### Request
Count, in the entries below, the lines in which "this" occurs. Give the number, nothing more.

### Data provided

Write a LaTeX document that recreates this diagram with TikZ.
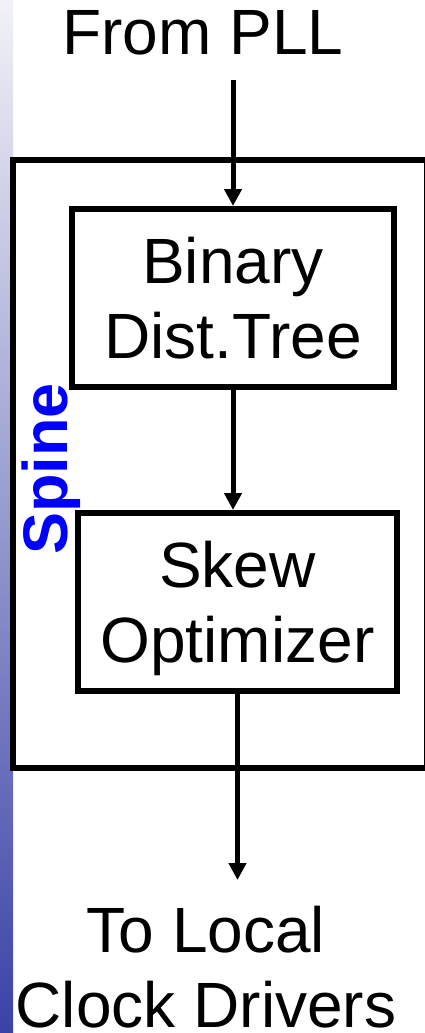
\documentclass[tikz,border=0pt]{standalone}
\usepackage{fontspec}
\setmainfont{Liberation Sans}
\usetikzlibrary{arrows.meta}
\definecolor{striptop}{RGB}{242,242,247}
\definecolor{stripbot}{RGB}{58,66,166}

\begin{document}
\begin{tikzpicture}[x=1pt,y=-1pt,
    block/.style={draw,line width=6pt,inner sep=0pt,align=center,text depth=0pt},
    flow/.style={line width=5pt,-{Triangle[width=17pt,length=17pt]}},
    every node/.style={font=\fontsize{64}{75}\selectfont}]
  \useasboundingbox (0,0) rectangle (425,1033);
  \shade[top color=striptop,bottom color=stripbot] (0,0) rectangle (13,1033);
  \node[block,minimum width=414pt,minimum height=608pt] (spinebox) at (220,464) {};
  \node[block,minimum width=322pt,minimum height=178pt] (tree) at (233,298) {Binary\\Dist.Tree};
  \node[block,minimum width=319pt,minimum height=178pt] (skew) at (237.5,602) {Skew\\Optimizer};
  \node[anchor=base,inner sep=0pt] (pll) at (203,55) {From PLL};
  \node[anchor=north,inner sep=0pt,align=center] (drivers) at (206,906) {To Local\\Clock Drivers};
  \node[anchor=base,rotate=90,inner sep=0pt,text=blue,font=\fontsize{63}{75}\selectfont\bfseries] (spine) at (67,469) {Spine};
  \coordinate (in) at (233,80);
  \coordinate (out) at (237.5,880);
  \draw[flow] (in) -- (tree.north);
  \draw[flow] (tree.south) -- (tree.south |- skew.north);
  \draw[flow] (skew.south) -- (out);
\end{tikzpicture}
\end{document}
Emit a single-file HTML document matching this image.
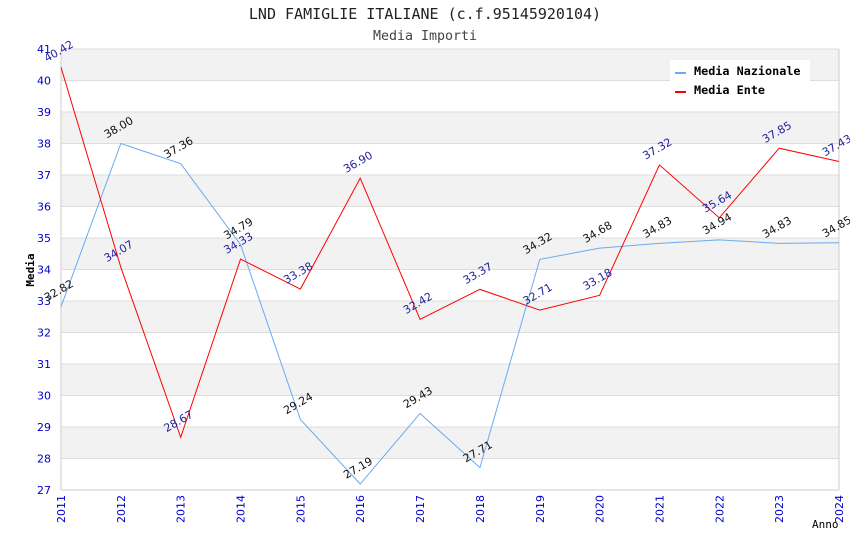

### Worked answer
2